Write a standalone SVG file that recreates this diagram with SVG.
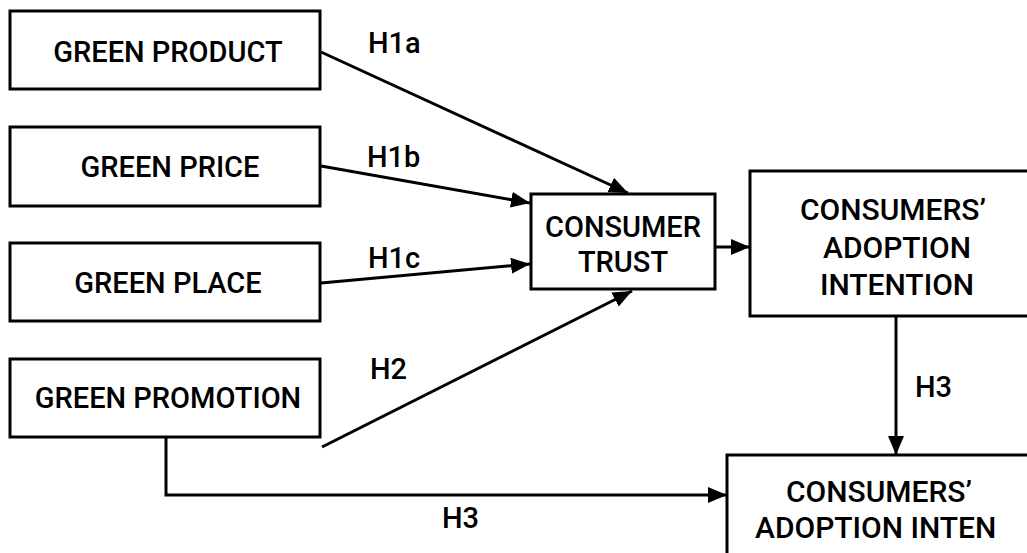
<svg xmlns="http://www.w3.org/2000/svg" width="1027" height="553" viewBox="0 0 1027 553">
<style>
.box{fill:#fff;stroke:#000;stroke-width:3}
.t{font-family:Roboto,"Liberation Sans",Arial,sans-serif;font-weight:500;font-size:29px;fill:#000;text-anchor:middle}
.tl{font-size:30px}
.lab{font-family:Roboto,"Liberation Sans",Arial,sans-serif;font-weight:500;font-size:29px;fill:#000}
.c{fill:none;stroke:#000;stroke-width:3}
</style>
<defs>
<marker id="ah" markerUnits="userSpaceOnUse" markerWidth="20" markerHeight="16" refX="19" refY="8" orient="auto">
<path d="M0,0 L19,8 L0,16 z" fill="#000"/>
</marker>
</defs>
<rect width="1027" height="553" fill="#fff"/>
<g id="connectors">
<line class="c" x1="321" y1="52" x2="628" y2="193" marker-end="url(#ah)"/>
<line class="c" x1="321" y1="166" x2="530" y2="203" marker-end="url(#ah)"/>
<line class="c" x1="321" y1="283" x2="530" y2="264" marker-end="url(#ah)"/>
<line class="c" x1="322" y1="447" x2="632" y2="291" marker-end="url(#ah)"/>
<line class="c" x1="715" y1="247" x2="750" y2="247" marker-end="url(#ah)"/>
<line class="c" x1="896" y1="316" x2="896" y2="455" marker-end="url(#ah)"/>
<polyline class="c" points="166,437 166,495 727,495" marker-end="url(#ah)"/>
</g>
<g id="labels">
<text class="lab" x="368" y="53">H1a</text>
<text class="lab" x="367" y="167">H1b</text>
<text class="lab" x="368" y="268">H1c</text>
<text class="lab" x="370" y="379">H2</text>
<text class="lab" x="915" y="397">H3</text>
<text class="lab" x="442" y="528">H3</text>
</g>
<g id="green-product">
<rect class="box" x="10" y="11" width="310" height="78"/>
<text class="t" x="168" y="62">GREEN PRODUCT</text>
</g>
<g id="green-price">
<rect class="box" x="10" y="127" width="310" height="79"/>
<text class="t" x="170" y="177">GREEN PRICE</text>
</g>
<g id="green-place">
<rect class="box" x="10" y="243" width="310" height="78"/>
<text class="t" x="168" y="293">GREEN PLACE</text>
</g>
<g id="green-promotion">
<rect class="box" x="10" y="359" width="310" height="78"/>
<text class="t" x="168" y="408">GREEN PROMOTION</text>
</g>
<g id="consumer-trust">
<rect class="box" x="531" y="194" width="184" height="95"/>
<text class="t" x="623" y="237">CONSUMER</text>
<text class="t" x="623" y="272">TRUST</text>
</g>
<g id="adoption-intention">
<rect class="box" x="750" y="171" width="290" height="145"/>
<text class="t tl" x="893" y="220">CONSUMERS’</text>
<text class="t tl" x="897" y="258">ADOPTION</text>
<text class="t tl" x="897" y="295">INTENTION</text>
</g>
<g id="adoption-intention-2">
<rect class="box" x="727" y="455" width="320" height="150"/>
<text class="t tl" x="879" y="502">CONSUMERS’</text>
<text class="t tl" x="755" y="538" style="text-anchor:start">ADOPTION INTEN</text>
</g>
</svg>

- _WHAT THE TASK ASKS_
Reproduce the whole listing exactly, but not the images in it.

- _CORRECT OUTPUT_
Write a standalone SVG file that recreates this diagram with SVG.
<svg xmlns="http://www.w3.org/2000/svg" width="1027" height="553" viewBox="0 0 1027 553">
<style>
.box{fill:#fff;stroke:#000;stroke-width:3}
.t{font-family:Roboto,"Liberation Sans",Arial,sans-serif;font-weight:500;font-size:29px;fill:#000;text-anchor:middle}
.tl{font-size:30px}
.lab{font-family:Roboto,"Liberation Sans",Arial,sans-serif;font-weight:500;font-size:29px;fill:#000}
.c{fill:none;stroke:#000;stroke-width:3}
</style>
<defs>
<marker id="ah" markerUnits="userSpaceOnUse" markerWidth="20" markerHeight="16" refX="19" refY="8" orient="auto">
<path d="M0,0 L19,8 L0,16 z" fill="#000"/>
</marker>
</defs>
<rect width="1027" height="553" fill="#fff"/>
<g id="connectors">
<line class="c" x1="321" y1="52" x2="628" y2="193" marker-end="url(#ah)"/>
<line class="c" x1="321" y1="166" x2="530" y2="203" marker-end="url(#ah)"/>
<line class="c" x1="321" y1="283" x2="530" y2="264" marker-end="url(#ah)"/>
<line class="c" x1="322" y1="447" x2="632" y2="291" marker-end="url(#ah)"/>
<line class="c" x1="715" y1="247" x2="750" y2="247" marker-end="url(#ah)"/>
<line class="c" x1="896" y1="316" x2="896" y2="455" marker-end="url(#ah)"/>
<polyline class="c" points="166,437 166,495 727,495" marker-end="url(#ah)"/>
</g>
<g id="labels">
<text class="lab" x="368" y="53">H1a</text>
<text class="lab" x="367" y="167">H1b</text>
<text class="lab" x="368" y="268">H1c</text>
<text class="lab" x="370" y="379">H2</text>
<text class="lab" x="915" y="397">H3</text>
<text class="lab" x="442" y="528">H3</text>
</g>
<g id="green-product">
<rect class="box" x="10" y="11" width="310" height="78"/>
<text class="t" x="168" y="62">GREEN PRODUCT</text>
</g>
<g id="green-price">
<rect class="box" x="10" y="127" width="310" height="79"/>
<text class="t" x="170" y="177">GREEN PRICE</text>
</g>
<g id="green-place">
<rect class="box" x="10" y="243" width="310" height="78"/>
<text class="t" x="168" y="293">GREEN PLACE</text>
</g>
<g id="green-promotion">
<rect class="box" x="10" y="359" width="310" height="78"/>
<text class="t" x="168" y="408">GREEN PROMOTION</text>
</g>
<g id="consumer-trust">
<rect class="box" x="531" y="194" width="184" height="95"/>
<text class="t" x="623" y="237">CONSUMER</text>
<text class="t" x="623" y="272">TRUST</text>
</g>
<g id="adoption-intention">
<rect class="box" x="750" y="171" width="290" height="145"/>
<text class="t tl" x="893" y="220">CONSUMERS’</text>
<text class="t tl" x="897" y="258">ADOPTION</text>
<text class="t tl" x="897" y="295">INTENTION</text>
</g>
<g id="adoption-intention-2">
<rect class="box" x="727" y="455" width="320" height="150"/>
<text class="t tl" x="879" y="502">CONSUMERS’</text>
<text class="t tl" x="755" y="538" style="text-anchor:start">ADOPTION INTEN</text>
</g>
</svg>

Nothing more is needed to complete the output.